While the passage of the new zoning language would not automatically boost the allowable base density to FAR 5.0, “the Board may approve an increase up to 5.0 when . . . the proposed development is implementing the density/intensity and other recommendations of the comprehensive plan or any other design guidelines endorsed by the Board.” “Any other“– talk about a hole you could drive a truck through.
Moreover, just so you know, the proposed zoning amendment reduces the required number of parking spaces and, while calling for 20 percent open space overall, requires that only half of that be at ground level. And the 20 percent open space includes County parks. If you’re walking along the street, you’ll be lucky to see a tree, shrub, flower, or grass; but asphalt, bricks, concrete, and glass will be in great abundance.
Of course, there was no more than the legally required notice to the public of these proposed changes, including an absence of communications from our Supervisor Cathy Hudgins, who represents both Reston and Tysons Corner on the Board of Supervisors.
Yet, while we were not told about the proposed changes, the Zoning Staff was busy writing a letter to developers, attorneys, and other businesses for their comment. Here is a key passage:
Staff is seeking your input on this proposal prior to authorization of this amendment for public hearings. Please feel free to forward this draft to any other interested parties. In order to meet scheduling deadlines, your comments are requested no later than September 4, 2015 (subsequently extended to September 14th). (Source: Solicitation for Comments on a Proposed Zoning Ordinance Amendment Regarding the Palnned (sic) Development-Commercial (PDC) and Planned Development-Mixed Use (PRM) Districts, Commercial Revitalization Districts (CRD), Commercial Revitalization Areas (CRA), Community Business Centers (CBC) and Transit Station Areas (TSA), August 21, 2015.)
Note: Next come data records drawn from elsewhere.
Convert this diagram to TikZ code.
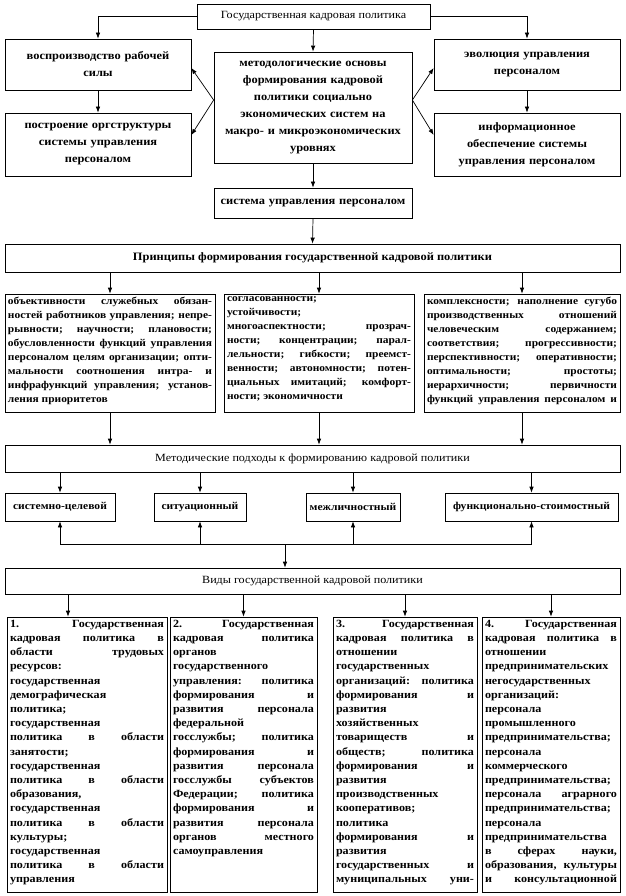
\documentclass[tikz,border=0pt]{standalone}
\usepackage{fontspec}
\setmainfont{Liberation Serif}[FakeStretch=1.1]
\usetikzlibrary{arrows.meta,positioning}
\tolerance=10000
\hbadness=10000
\newcommand\listfont{\fontsize{11}{14.2}\selectfont\bfseries}
\newcommand\rulefont{\fontsize{10.4}{14}\selectfont\bfseries}

\begin{document}
\begin{tikzpicture}[
  x=1pt,y=-1pt,
  >={Latex[length=6pt,width=4.5pt]},
  every node/.style={inner sep=3pt},
  box/.style={draw,line width=0.7pt,align=center},
  upper/.style={box,font=\fontsize{11.3}{17}\selectfont\bfseries},
  header/.style={box,minimum width=615pt,font=\fontsize{11}{13}\selectfont},
  approach/.style={box,minimum height=28pt,font=\fontsize{10.5}{13}\selectfont\bfseries},
  listbox/.style={draw,line width=0.7pt,font=\listfont},
  rulebox/.style={draw,line width=0.7pt,font=\rulefont,minimum height=118pt},
  link/.style={->,line width=0.7pt}
]
  \useasboundingbox (0,0) rectangle (625,896);

  % Upper tier: policy, its foundations and the four side blocks
  \node[box,minimum width=233pt,minimum height=25pt,font=\fontsize{11}{13}\selectfont] (policy) at (313.5,16.5) {Государственная кадровая политика};
  \node[upper,minimum width=186pt,minimum height=51pt,text width=180pt] (reprod) at (98,64.5) {воспроизводство рабочей\\силы};
  \node[upper,minimum width=186pt,minimum height=63pt,text width=180pt] (orgstr) at (98,144.5) {построение оргструктуры\\системы управления\\персоналом};
  \node[upper,minimum width=198pt,minimum height=111pt,text width=192pt] (basis) at (313,107.5) {методологические основы\\формирования кадровой\\политики социально\\экономических систем на\\макро- и микроэкономических\\уровнях};
  \node[upper,minimum width=186pt,minimum height=51pt,text width=180pt] (evol) at (527,64.5) {эволюция управления\\персоналом};
  \node[upper,minimum width=186pt,minimum height=63pt,text width=180pt] (inform) at (527,144.5) {информационное\\обеспечение системы\\управления персоналом};
  \node[upper,minimum width=198pt,minimum height=30pt,text width=192pt] (hrsys) at (313,203) {система управления персоналом};

  \draw[link] (policy.west) -| (reprod.north);
  \draw[link] (policy.east) -| (evol.north);
  \draw[link] (policy.south) -- (basis.north);
  \draw[link] (reprod.south) -- (orgstr.north);
  \draw[link] (evol.south) -- (inform.north);
  \draw[link] ([yshift=7.5pt]basis.west) -- ([yshift=-3.5pt]reprod.east);
  \draw[link] ([yshift=7.5pt]basis.west) -- ([yshift=9.5pt]orgstr.east);
  \draw[link] ([yshift=7.5pt]basis.east) -- ([yshift=-3.5pt]evol.west);
  \draw[link] ([yshift=7.5pt]basis.east) -- ([yshift=9.5pt]inform.west);
  \draw[link] (basis.south) -- (hrsys.north);

  % Principles and their three groups
  \node[header,minimum height=28pt,font=\fontsize{11.3}{13}\selectfont\bfseries] (princ) at (312.5,258) {Принципы формирования государственной кадровой политики};
  \node[rulebox,minimum width=210pt] (pone) at (110,353) {\parbox[c][112pt][t]{204pt}{%
    объективности служебных обязан-\linebreak ностей работников управления; непре-\linebreak
    рывности; научности; плановости;\linebreak обусловленности функций управления\linebreak
    персоналом целям организации; опти-\linebreak мальности соотношения интра- и\linebreak
    инфрафункций управления; установ-\linebreak ления приоритетов}};
  \node[rulebox,minimum width=190pt] (ptwo) at (319,353) {\parbox[c][112pt][t]{184pt}{%
    согласованности;\\ устойчивости;\\
    многоаспектности; прозрач-\linebreak ности; концентрации; парал-\linebreak
    лельности; гибкости; преемст-\linebreak венности; автономности; потен-\linebreak
    циальных имитаций; комфорт-\linebreak ности; экономичности}};
  \node[rulebox,minimum width=196pt] (pthree) at (522,353) {\parbox[c][112pt][t]{190pt}{\parfillskip=0pt
    комплексности; наполнение сугубо\linebreak производственных отношений\linebreak
    человеческим содержанием;\linebreak соответствия; прогрессивности;\linebreak
    перспективности; оперативности;\linebreak оптимальности; простоты;\linebreak
    иерархичности; первичности\linebreak функций управления персоналом и}};
  \draw[link] (hrsys.south) -- (princ.north);
  \foreach \grp in {pone,ptwo,pthree}
    \draw[link] (princ.south -| \grp.north) -- (\grp.north);

  % Methodical approaches
  \node[header,minimum height=27pt] (methods) at (312.5,458.5) {Методические подходы к формированию кадровой политики};
  \node[approach,minimum width=110pt] (sysgoal) at (60,507) {системно-целевой};
  \node[approach,minimum width=92pt] (situat) at (200,507) {ситуационный};
  \node[approach,minimum width=94pt] (interp) at (353,507) {межличностный};
  \node[approach,minimum width=173pt] (funcost) at (531.5,507) {функционально-стоимостный};
  \foreach \grp in {pone,ptwo,pthree}
    \draw[link] (\grp.south) -- (methods.north -| \grp.south);
  \foreach \appr in {sysgoal,situat,interp,funcost}
    \draw[link] (methods.south -| \appr.north) -- (\appr.north);
  \coordinate (join) at (285,544);
  \foreach \appr in {sysgoal,situat,interp,funcost}
    \draw[link] (join) -| (\appr.south);

  % Kinds of state personnel policy
  \node[header,minimum height=26pt] (kinds) at (312.5,581) {Виды государственной кадровой политики};
  \draw[link] (join) -- (kinds.north -| join);

  \node[listbox,minimum width=160pt,minimum height=275pt] (kone) at (87,754.5) {\parbox[c][269pt][t]{154pt}{%
    1. Государственная\linebreak кадровая политика в\linebreak области трудовых\linebreak
    ресурсов:\linebreak государственная\linebreak демографическая\linebreak политика;\linebreak
    государственная\linebreak политика в области\linebreak занятости;\linebreak
    государственная\linebreak политика в области\linebreak образования,\linebreak
    государственная\linebreak политика в области\linebreak культуры;\linebreak
    государственная\linebreak политика в области\linebreak управления}};
  \node[listbox,minimum width=147pt,minimum height=275pt] (ktwo) at (243.5,754.5) {\parbox[c][269pt][t]{141pt}{%
    2. Государственная\linebreak кадровая политика\linebreak органов\linebreak
    государственного\linebreak управления: политика\linebreak формирования и\linebreak
    развития персонала\linebreak федеральной\linebreak госслужбы; политика\linebreak
    формирования и\linebreak развития персонала\linebreak госслужбы субъектов\linebreak
    Федерации; политика\linebreak формирования и\linebreak развития персонала\linebreak
    органов местного\linebreak самоуправления}};
  \node[listbox,minimum width=144pt,minimum height=275pt] (kthree) at (405,754.5) {\parbox[c][269pt][t]{138pt}{\parfillskip=0pt
    3. Государственная\linebreak кадровая политика в\linebreak отношении\linebreak
    государственных\linebreak организаций: политика\linebreak формирования и\linebreak
    развития\linebreak хозяйственных\linebreak товариществ и\linebreak
    обществ; политика\linebreak формирования и\linebreak развития\linebreak
    производственных\linebreak кооперативов;\linebreak политика\linebreak
    формирования и\linebreak развития\linebreak государственных и\linebreak муниципальных уни-}};
  \node[listbox,minimum width=138pt,minimum height=275pt] (kfour) at (551,754.5) {\parbox[c][269pt][t]{132pt}{\parfillskip=0pt
    4. Государственная\linebreak кадровая политика в\linebreak отношении\linebreak
    предпринимательских\linebreak негосударственных\linebreak организаций:\linebreak
    персонала\linebreak промышленного\linebreak предпринимательства;\linebreak
    персонала\linebreak коммерческого\linebreak предпринимательства;\linebreak
    персонала аграрного\linebreak предпринимательства;\linebreak персонала\linebreak
    предпринимательства\linebreak в сферах науки,\linebreak
    образования, культуры\linebreak и консультационной}};
  \coordinate (konetop) at ([xshift=-19pt]kone.north);
  \draw[link] (kinds.south -| konetop) -- (konetop);
  \foreach \kind in {ktwo,kthree,kfour}
    \draw[link] (kinds.south -| \kind.north) -- (\kind.north);
\end{tikzpicture}
\end{document}
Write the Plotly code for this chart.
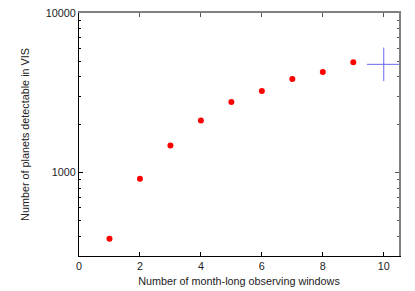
import plotly.graph_objects as go

windows = [1, 2, 3, 4, 5, 6, 7, 8, 9]
planets = [385, 913, 1476, 2118, 2771, 3248, 3861, 4271, 4910]
ref_x = [10]
ref_y = [4767]

x_ticks = [0, 2, 4, 6, 8, 10]
y_major = [1000, 10000]
y_minor = [300, 400, 500, 600, 700, 800, 900, 2000, 3000, 4000, 5000, 6000, 7000, 8000, 9000]

FONT = dict(family="Liberation Sans", size=10.8, color="#222")

fig = go.Figure()
fig.add_trace(go.Scatter(x=windows, y=planets, mode="markers",
                         marker=dict(color="#ff0000", size=6), showlegend=False))
fig.add_trace(go.Scatter(x=ref_x, y=ref_y, mode="markers",
                         marker=dict(symbol="cross-thin", size=24,
                                     line=dict(color="#6868f0", width=1), color="#6868f0"),
                         showlegend=False))
fig.add_trace(go.Scatter(x=[None], y=[None], xaxis="x2", yaxis="y2", showlegend=False))

xr = [0, 10.5]
yr = [2.4771, 4]
fig.update_layout(
    width=415, height=291,
    margin=dict(l=79, r=16, t=13, b=35, autoexpand=False),
    paper_bgcolor="white", plot_bgcolor="white",
    font=FONT,
    xaxis=dict(range=xr, tickvals=x_ticks, ticks="inside", ticklen=4, tickcolor="black",
               showline=True, linecolor="black", linewidth=1, showgrid=False, zeroline=False,
               automargin=False,
               title=dict(text="Number of month-long observing windows", standoff=6, font=FONT),
               tickfont=FONT),
    yaxis=dict(type="log", range=yr, tickvals=y_major, ticktext=["1000", "10000"],
               ticks="inside", ticklen=4, tickcolor="black", automargin=False,
               minor=dict(tickvals=y_minor, ticks="inside", ticklen=2, tickcolor="black"),
               showline=True, linecolor="black", linewidth=1, showgrid=False, zeroline=False,
               title=dict(text="Number of planets detectable in VIS", standoff=14, font=FONT),
               tickfont=FONT),
    xaxis2=dict(range=xr, overlaying="x", side="top", tickvals=x_ticks, ticks="inside",
                ticklen=4, tickcolor="#555", showticklabels=False, showline=True,
                automargin=False,
                linecolor="#808080", linewidth=2, showgrid=False, zeroline=False),
    yaxis2=dict(type="log", range=yr, overlaying="y", side="right", tickvals=y_major,
                ticks="inside", ticklen=4, tickcolor="#555", showticklabels=False,
                automargin=False,
                minor=dict(tickvals=y_minor, ticks="inside", ticklen=2, tickcolor="#555"),
                showline=True, linecolor="#808080", linewidth=2, showgrid=False, zeroline=False),
)
fig.write_html("out.html", config={"displayModeBar": False},
               post_script="document.body.style.margin='0';")
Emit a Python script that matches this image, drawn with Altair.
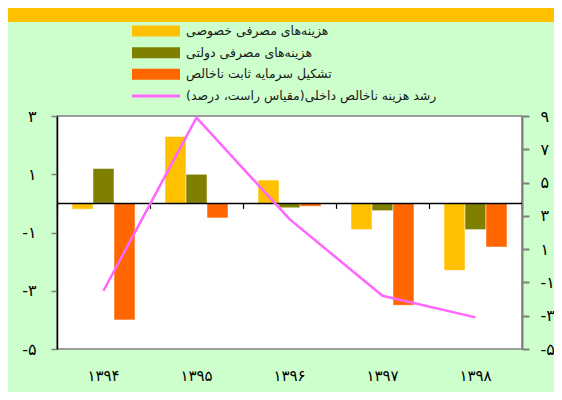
import altair as alt
import pandas as pd

# ---- data ----
years = ["۱۳۹۴", "۱۳۹۵", "۱۳۹۶", "۱۳۹۷", "۱۳۹۸"]
series_names = [
    "هزینه‌های مصرفی خصوصی",
    "هزینه‌های مصرفی دولتی",
    "تشکیل سرمایه ثابت ناخالص",
]
line_name = "رشد هزینه ناخالص داخلی(مقیاس راست، درصد)"
private = [-0.2, 2.3, 0.8, -0.9, -2.3]
government = [1.2, 1.0, -0.15, -0.25, -0.9]
investment = [-4.0, -0.5, -0.1, -3.5, -1.5]
growth = [-1.5, 8.9, 2.8, -1.8, -3.1]
left_ticks = [3, 1, -1, -3, -5]
right_ticks = [9, 7, 5, 3, 1, -1, -3, -5]
colors = ["#FFC000", "#808000", "#FF6600", "#FF66FF"]

all_names = series_names + [line_name]

rows = []
for name, vals in zip(series_names, [private, government, investment]):
    for y, v in zip(years, vals):
        rows.append({"year": y, "series": name, "value": v})
bar_df = pd.DataFrame(rows)
line_df = pd.DataFrame({"year": years, "growth": growth})
leg_df = pd.DataFrame({"name": all_names})
zero_df = pd.DataFrame({"z": [0]})

FA = str.maketrans("0123456789", "۰۱۲۳۴۵۶۷۸۹")


def fa(n):
    s = str(abs(n)).translate(FA)
    return ("-" + s) if n < 0 else s


def label_expr(vals):
    expr = "''"
    for v in reversed(vals):
        expr = f"datum.value == {v} ? '{fa(v)}' : ({expr})"
    return expr


FONT = "DejaVu Sans"

# header band (decoration)
header = alt.Chart(alt.Data(values=[{}])).mark_rect(color="#FFC000").encode(
    x=alt.value(-49), x2=alt.value(497), y=alt.value(-108), y2=alt.value(-94)
)

bars = alt.Chart(bar_df).mark_bar(
    stroke="#ffffff", strokeOpacity=0.5, strokeWidth=1
).encode(
    x=alt.X(
        "year:N", sort=years,
        scale=alt.Scale(paddingInner=0, paddingOuter=0),
        axis=alt.Axis(orient="bottom", offset=-145.6, labels=False, domain=False,
                      ticks=True, tickBand="extent", tickColor="black", tickSize=5,
                      tickWidth=1.2, title=None, grid=False),
    ),
    xOffset=alt.XOffset("series:N", sort=series_names,
                        scale=alt.Scale(paddingInner=0, paddingOuter=0.714)),
    y=alt.Y(
        "value:Q",
        scale=alt.Scale(domain=[-5, 3], nice=False, zero=False),
        axis=alt.Axis(orient="left", values=left_ticks, labelExpr=label_expr(left_ticks),
                      title=None, grid=False, domainColor="black", domainWidth=1.5,
                      tickColor="#808080", tickWidth=1.5, tickSize=6, labelPadding=15,
                      labelFontSize=16, labelColor="black", labelFont=FONT),
    ),
    color=alt.Color("series:N", scale=alt.Scale(domain=all_names, range=colors), legend=None),
)

zero = alt.Chart(zero_df).mark_rule(color="black", strokeWidth=1.5).encode(
    y=alt.Y("z:Q")
)

line = alt.Chart(line_df).mark_line(color="#FF66FF", strokeWidth=2.5).encode(
    x=alt.X("year:N", sort=years,
            axis=alt.Axis(orient="bottom", labels=True, domain=False, ticks=False,
                          labelPadding=19, labelFontSize=15, labelColor="black",
                          labelFont=FONT, labelAngle=0, title=None, grid=False)),
    y=alt.Y(
        "growth:Q",
        scale=alt.Scale(domain=[-5, 9], nice=False, zero=False),
        axis=alt.Axis(orient="right", values=right_ticks, labelExpr=label_expr(right_ticks),
                      title=None, grid=False, domainColor="#808080", domainWidth=2,
                      tickColor="#808080", tickWidth=2, tickSize=7, labelPadding=11,
                      labelFontSize=16, labelColor="black", labelFont=FONT),
    ),
)

rect_path = "M-1,-0.23H1V0.23H-1Z"
line_path = "M-1,-0.06H1V0.06H-1Z"
leg_y = alt.Y("name:N", sort=all_names,
              scale=alt.Scale(type="point", domain=all_names, range=[-85, -20], padding=0),
              axis=None)
leg_sym = alt.Chart(leg_df).mark_point(filled=True, opacity=1, size=2304).encode(
    x=alt.value(99),
    y=leg_y,
    color=alt.Color("name:N", scale=alt.Scale(domain=all_names, range=colors), legend=None),
    shape=alt.Shape("name:N",
                    scale=alt.Scale(domain=all_names,
                                    range=[rect_path, rect_path, rect_path, line_path]),
                    legend=None),
)
leg_txt = alt.Chart(leg_df).mark_text(
    align="left", baseline="middle", fontSize=12.5, font=FONT, color="#1a1a1a"
).encode(x=alt.value(129), y=leg_y, text="name:N")

chart = alt.layer(
    header,
    alt.layer(bars, zero),
    line,
    alt.layer(leg_sym, leg_txt),
).resolve_scale(y="independent").resolve_axis(x="independent").properties(
    width=465,
    height=233,
    padding={"left": 49, "top": 108, "right": 32, "bottom": 43},
    autosize=alt.AutoSizeParams(type="none"),
    background="#CCFFCC",
).configure_view(fill="white", stroke="#808080", strokeWidth=1.5)

chart.save("out.html", embed_options={"renderer": "svg", "actions": False})
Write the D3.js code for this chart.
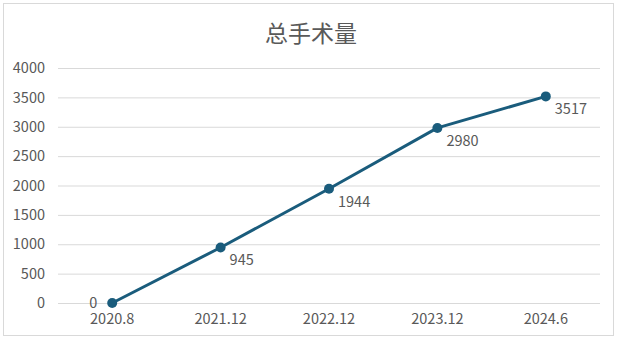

Stand in line, taxpaying public. We’ll let you know when you can speak up, and then ignore it. In the meantime, we’ll let those who will profit from these changes make additional suggestions.
The bottom line is that the proposed changes will allow substantially more density around Reston’s Metrorail stations than the currently approved Comprehensive Plan if they are approved by the Board of Supervisors. This after some four years of work by a highly developer-dominated Reston Task Force in recommending new mixed-use, high-density development around our Metro stations and a lengthy County approval process for the Comprehensive Plan amendment that integrated most of those recommendations, yet allows even greater “flexibility” to developers.
And now the County Staff and our Supervisor are not the least bit interested in offering information that would allow substantially greater density in Reston’s station areas with the people who would be most affected until they have maximized their opportunities for tax revenues and developers’ opportunities for profit. The public hearing will be a formality before a rubber stamp approval by the Board of Supervisors.
This is what “planning and zoning” in our once special “planned community” of Reston has come to. We’re just another set of sub-divisions along a Metro line from the County’s perspective, despite all the soothing words from our leaders’ mouths.